How do they do it?
Author Amy Sparkes explores how writers of books for older children get it right with one wildly successful test case
Amy Sparkes
If you’d like to be a successful author, look at published books by successful children’s authors and work out WHY their stories work and HOW you can use that information to develop your own writing.
Last month we looked at picture books, and this month we’re looking at writing for older children. We’ll be studying the phenomenally successful Harry Potter and the Philosopher’s Stone by JK Rowling (Bloomsbury). If you haven’t already, read the book before this article as there will be spoilers galore!
Character
Harry Potter and the Philosopher’s Stone is packed with memorable characters. Although the ‘roles’ of the main characters are quite traditional (outcast hero, hero’s sidekick 1, hero’s sidekick 2, mentor, antagonist, antagonist’s sidekick, etc.), the characters themselves feel very original. Harry Potter himself is memorable as ‘the boy who lived’, and his physical characteristics of lightning scar and round glasses are instantly recognisable. This is what you want: something unique to your character.

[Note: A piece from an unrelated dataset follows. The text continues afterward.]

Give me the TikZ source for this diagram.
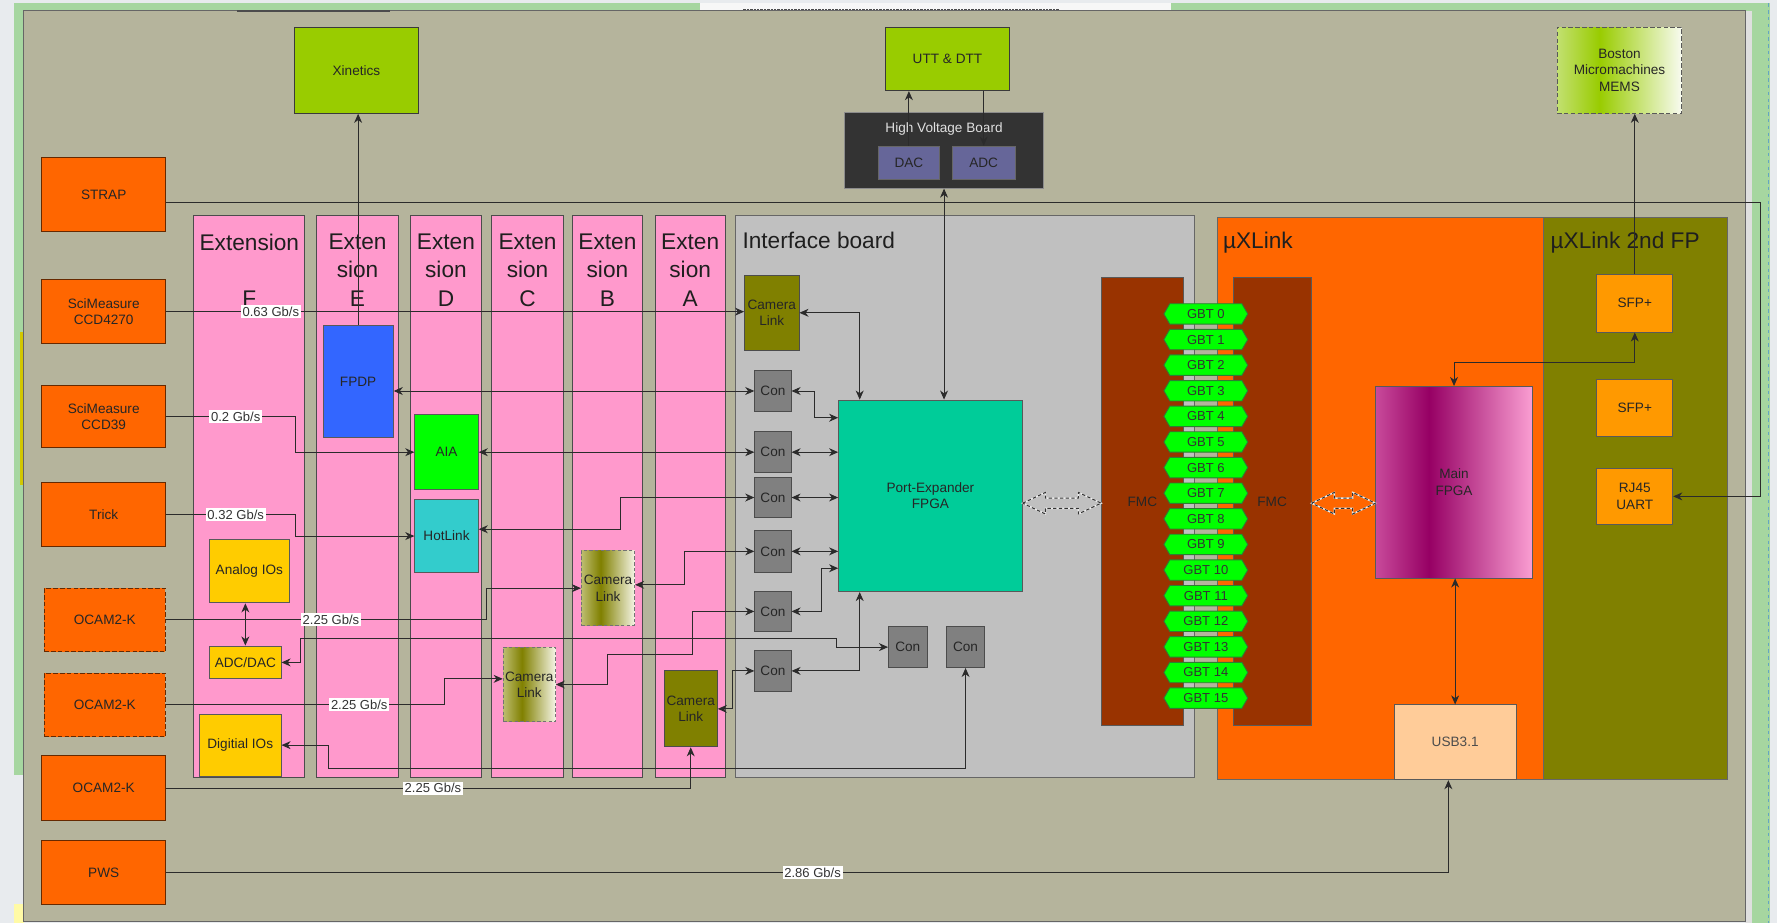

The characters are also well fleshed-out. Professor Dumbledore, the wise old headteacher/mentor, could have been a stereotypical character, but because of the depth of character exploration, he is fully-rounded and interesting. For example, we see his penchant for sherbet lemons (p13).
And what about a beetle-eyed half-giant brandishing a pink umbrella (p46)? There’s only one of those in the world. Make your characters unique. Give them quirks. Help them to be distinguished from the millions of other characters already existing. Who’s Harry Potter? The boy who lived. Who’s your character?